Available data:
--------------------
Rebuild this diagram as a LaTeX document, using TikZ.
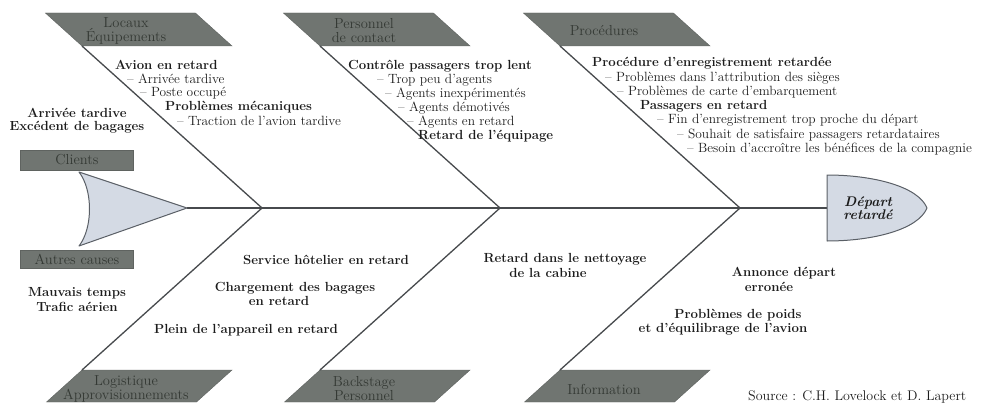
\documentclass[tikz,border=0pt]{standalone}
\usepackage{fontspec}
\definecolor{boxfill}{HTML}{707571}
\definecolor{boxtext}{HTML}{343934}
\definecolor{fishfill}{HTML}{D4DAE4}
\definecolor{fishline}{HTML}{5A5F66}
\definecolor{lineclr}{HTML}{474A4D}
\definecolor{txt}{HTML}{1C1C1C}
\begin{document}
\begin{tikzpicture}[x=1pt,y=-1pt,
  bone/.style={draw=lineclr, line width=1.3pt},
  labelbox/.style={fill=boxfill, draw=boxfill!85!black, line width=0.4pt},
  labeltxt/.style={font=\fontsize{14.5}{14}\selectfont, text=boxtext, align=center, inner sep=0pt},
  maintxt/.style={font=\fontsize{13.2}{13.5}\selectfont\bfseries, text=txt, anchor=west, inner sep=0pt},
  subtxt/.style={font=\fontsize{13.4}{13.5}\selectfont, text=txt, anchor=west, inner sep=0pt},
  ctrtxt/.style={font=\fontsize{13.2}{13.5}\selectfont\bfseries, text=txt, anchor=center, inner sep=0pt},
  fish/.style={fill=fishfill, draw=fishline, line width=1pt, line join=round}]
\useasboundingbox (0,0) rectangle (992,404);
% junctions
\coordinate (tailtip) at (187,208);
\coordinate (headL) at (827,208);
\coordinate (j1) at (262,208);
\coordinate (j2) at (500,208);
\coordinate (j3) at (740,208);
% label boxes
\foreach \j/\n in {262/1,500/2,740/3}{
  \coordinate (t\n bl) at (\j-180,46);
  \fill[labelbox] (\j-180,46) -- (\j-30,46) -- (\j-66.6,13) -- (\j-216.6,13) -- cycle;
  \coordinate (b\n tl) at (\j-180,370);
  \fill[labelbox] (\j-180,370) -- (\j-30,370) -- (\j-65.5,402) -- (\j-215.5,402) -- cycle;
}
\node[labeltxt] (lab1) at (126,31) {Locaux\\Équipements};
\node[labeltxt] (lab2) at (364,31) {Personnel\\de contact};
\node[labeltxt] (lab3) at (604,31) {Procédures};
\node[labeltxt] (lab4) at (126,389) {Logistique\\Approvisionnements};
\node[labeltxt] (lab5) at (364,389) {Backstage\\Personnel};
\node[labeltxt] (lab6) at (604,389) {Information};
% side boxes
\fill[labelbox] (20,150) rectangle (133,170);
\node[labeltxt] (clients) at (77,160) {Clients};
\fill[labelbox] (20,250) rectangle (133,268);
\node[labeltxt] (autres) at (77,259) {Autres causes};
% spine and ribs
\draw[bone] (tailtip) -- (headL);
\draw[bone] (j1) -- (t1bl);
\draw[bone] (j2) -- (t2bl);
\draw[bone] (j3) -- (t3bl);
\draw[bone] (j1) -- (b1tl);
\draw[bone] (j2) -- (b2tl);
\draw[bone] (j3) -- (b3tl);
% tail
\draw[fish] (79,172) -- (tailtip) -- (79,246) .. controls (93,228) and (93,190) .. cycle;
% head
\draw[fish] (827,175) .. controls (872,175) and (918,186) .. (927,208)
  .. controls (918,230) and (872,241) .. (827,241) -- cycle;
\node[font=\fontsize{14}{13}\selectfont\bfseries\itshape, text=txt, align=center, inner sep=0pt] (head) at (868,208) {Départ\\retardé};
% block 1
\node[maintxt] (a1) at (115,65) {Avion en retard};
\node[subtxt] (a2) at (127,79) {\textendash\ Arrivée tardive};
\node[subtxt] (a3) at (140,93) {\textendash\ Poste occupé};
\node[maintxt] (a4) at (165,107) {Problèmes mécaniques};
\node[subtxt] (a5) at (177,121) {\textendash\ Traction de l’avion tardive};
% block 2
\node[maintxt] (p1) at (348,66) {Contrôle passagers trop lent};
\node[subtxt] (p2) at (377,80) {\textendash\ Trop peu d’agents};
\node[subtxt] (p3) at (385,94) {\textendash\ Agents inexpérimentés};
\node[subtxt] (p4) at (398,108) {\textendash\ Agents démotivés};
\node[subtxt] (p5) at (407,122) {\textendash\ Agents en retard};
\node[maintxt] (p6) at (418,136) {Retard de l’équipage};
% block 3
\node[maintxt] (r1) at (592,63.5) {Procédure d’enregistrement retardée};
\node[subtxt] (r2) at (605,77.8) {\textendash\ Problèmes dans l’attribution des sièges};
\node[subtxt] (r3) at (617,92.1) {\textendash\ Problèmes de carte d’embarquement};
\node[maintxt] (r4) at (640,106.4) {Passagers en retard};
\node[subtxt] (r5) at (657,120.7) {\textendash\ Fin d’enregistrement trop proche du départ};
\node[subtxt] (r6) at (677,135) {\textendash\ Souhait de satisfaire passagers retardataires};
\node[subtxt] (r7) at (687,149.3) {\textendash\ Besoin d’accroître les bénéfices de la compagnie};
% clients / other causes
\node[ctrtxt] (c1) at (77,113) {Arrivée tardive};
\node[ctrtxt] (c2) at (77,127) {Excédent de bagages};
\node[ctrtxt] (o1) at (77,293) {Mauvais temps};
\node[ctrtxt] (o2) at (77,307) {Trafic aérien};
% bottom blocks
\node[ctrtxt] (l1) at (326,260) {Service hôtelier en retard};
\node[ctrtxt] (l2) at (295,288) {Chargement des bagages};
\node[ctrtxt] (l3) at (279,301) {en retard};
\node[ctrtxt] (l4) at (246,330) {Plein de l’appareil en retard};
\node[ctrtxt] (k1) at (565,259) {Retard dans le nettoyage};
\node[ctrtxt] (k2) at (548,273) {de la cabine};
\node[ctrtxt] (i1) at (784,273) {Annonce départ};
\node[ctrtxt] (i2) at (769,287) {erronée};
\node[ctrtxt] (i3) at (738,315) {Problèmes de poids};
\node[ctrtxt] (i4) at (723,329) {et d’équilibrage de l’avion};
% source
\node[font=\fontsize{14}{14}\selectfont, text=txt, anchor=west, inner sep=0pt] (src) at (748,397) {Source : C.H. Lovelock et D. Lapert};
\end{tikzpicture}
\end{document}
--------------------
Instruction:
Pictures excluded, quote all the data above exactly.

Output below:
Rebuild this diagram as a LaTeX document, using TikZ.
\documentclass[tikz,border=0pt]{standalone}
\usepackage{fontspec}
\definecolor{boxfill}{HTML}{707571}
\definecolor{boxtext}{HTML}{343934}
\definecolor{fishfill}{HTML}{D4DAE4}
\definecolor{fishline}{HTML}{5A5F66}
\definecolor{lineclr}{HTML}{474A4D}
\definecolor{txt}{HTML}{1C1C1C}
\begin{document}
\begin{tikzpicture}[x=1pt,y=-1pt,
  bone/.style={draw=lineclr, line width=1.3pt},
  labelbox/.style={fill=boxfill, draw=boxfill!85!black, line width=0.4pt},
  labeltxt/.style={font=\fontsize{14.5}{14}\selectfont, text=boxtext, align=center, inner sep=0pt},
  maintxt/.style={font=\fontsize{13.2}{13.5}\selectfont\bfseries, text=txt, anchor=west, inner sep=0pt},
  subtxt/.style={font=\fontsize{13.4}{13.5}\selectfont, text=txt, anchor=west, inner sep=0pt},
  ctrtxt/.style={font=\fontsize{13.2}{13.5}\selectfont\bfseries, text=txt, anchor=center, inner sep=0pt},
  fish/.style={fill=fishfill, draw=fishline, line width=1pt, line join=round}]
\useasboundingbox (0,0) rectangle (992,404);
% junctions
\coordinate (tailtip) at (187,208);
\coordinate (headL) at (827,208);
\coordinate (j1) at (262,208);
\coordinate (j2) at (500,208);
\coordinate (j3) at (740,208);
% label boxes
\foreach \j/\n in {262/1,500/2,740/3}{
  \coordinate (t\n bl) at (\j-180,46);
  \fill[labelbox] (\j-180,46) -- (\j-30,46) -- (\j-66.6,13) -- (\j-216.6,13) -- cycle;
  \coordinate (b\n tl) at (\j-180,370);
  \fill[labelbox] (\j-180,370) -- (\j-30,370) -- (\j-65.5,402) -- (\j-215.5,402) -- cycle;
}
\node[labeltxt] (lab1) at (126,31) {Locaux\\Équipements};
\node[labeltxt] (lab2) at (364,31) {Personnel\\de contact};
\node[labeltxt] (lab3) at (604,31) {Procédures};
\node[labeltxt] (lab4) at (126,389) {Logistique\\Approvisionnements};
\node[labeltxt] (lab5) at (364,389) {Backstage\\Personnel};
\node[labeltxt] (lab6) at (604,389) {Information};
% side boxes
\fill[labelbox] (20,150) rectangle (133,170);
\node[labeltxt] (clients) at (77,160) {Clients};
\fill[labelbox] (20,250) rectangle (133,268);
\node[labeltxt] (autres) at (77,259) {Autres causes};
% spine and ribs
\draw[bone] (tailtip) -- (headL);
\draw[bone] (j1) -- (t1bl);
\draw[bone] (j2) -- (t2bl);
\draw[bone] (j3) -- (t3bl);
\draw[bone] (j1) -- (b1tl);
\draw[bone] (j2) -- (b2tl);
\draw[bone] (j3) -- (b3tl);
% tail
\draw[fish] (79,172) -- (tailtip) -- (79,246) .. controls (93,228) and (93,190) .. cycle;
% head
\draw[fish] (827,175) .. controls (872,175) and (918,186) .. (927,208)
  .. controls (918,230) and (872,241) .. (827,241) -- cycle;
\node[font=\fontsize{14}{13}\selectfont\bfseries\itshape, text=txt, align=center, inner sep=0pt] (head) at (868,208) {Départ\\retardé};
% block 1
\node[maintxt] (a1) at (115,65) {Avion en retard};
\node[subtxt] (a2) at (127,79) {\textendash\ Arrivée tardive};
\node[subtxt] (a3) at (140,93) {\textendash\ Poste occupé};
\node[maintxt] (a4) at (165,107) {Problèmes mécaniques};
\node[subtxt] (a5) at (177,121) {\textendash\ Traction de l’avion tardive};
% block 2
\node[maintxt] (p1) at (348,66) {Contrôle passagers trop lent};
\node[subtxt] (p2) at (377,80) {\textendash\ Trop peu d’agents};
\node[subtxt] (p3) at (385,94) {\textendash\ Agents inexpérimentés};
\node[subtxt] (p4) at (398,108) {\textendash\ Agents démotivés};
\node[subtxt] (p5) at (407,122) {\textendash\ Agents en retard};
\node[maintxt] (p6) at (418,136) {Retard de l’équipage};
% block 3
\node[maintxt] (r1) at (592,63.5) {Procédure d’enregistrement retardée};
\node[subtxt] (r2) at (605,77.8) {\textendash\ Problèmes dans l’attribution des sièges};
\node[subtxt] (r3) at (617,92.1) {\textendash\ Problèmes de carte d’embarquement};
\node[maintxt] (r4) at (640,106.4) {Passagers en retard};
\node[subtxt] (r5) at (657,120.7) {\textendash\ Fin d’enregistrement trop proche du départ};
\node[subtxt] (r6) at (677,135) {\textendash\ Souhait de satisfaire passagers retardataires};
\node[subtxt] (r7) at (687,149.3) {\textendash\ Besoin d’accroître les bénéfices de la compagnie};
% clients / other causes
\node[ctrtxt] (c1) at (77,113) {Arrivée tardive};
\node[ctrtxt] (c2) at (77,127) {Excédent de bagages};
\node[ctrtxt] (o1) at (77,293) {Mauvais temps};
\node[ctrtxt] (o2) at (77,307) {Trafic aérien};
% bottom blocks
\node[ctrtxt] (l1) at (326,260) {Service hôtelier en retard};
\node[ctrtxt] (l2) at (295,288) {Chargement des bagages};
\node[ctrtxt] (l3) at (279,301) {en retard};
\node[ctrtxt] (l4) at (246,330) {Plein de l’appareil en retard};
\node[ctrtxt] (k1) at (565,259) {Retard dans le nettoyage};
\node[ctrtxt] (k2) at (548,273) {de la cabine};
\node[ctrtxt] (i1) at (784,273) {Annonce départ};
\node[ctrtxt] (i2) at (769,287) {erronée};
\node[ctrtxt] (i3) at (738,315) {Problèmes de poids};
\node[ctrtxt] (i4) at (723,329) {et d’équilibrage de l’avion};
% source
\node[font=\fontsize{14}{14}\selectfont, text=txt, anchor=west, inner sep=0pt] (src) at (748,397) {Source : C.H. Lovelock et D. Lapert};
\end{tikzpicture}
\end{document}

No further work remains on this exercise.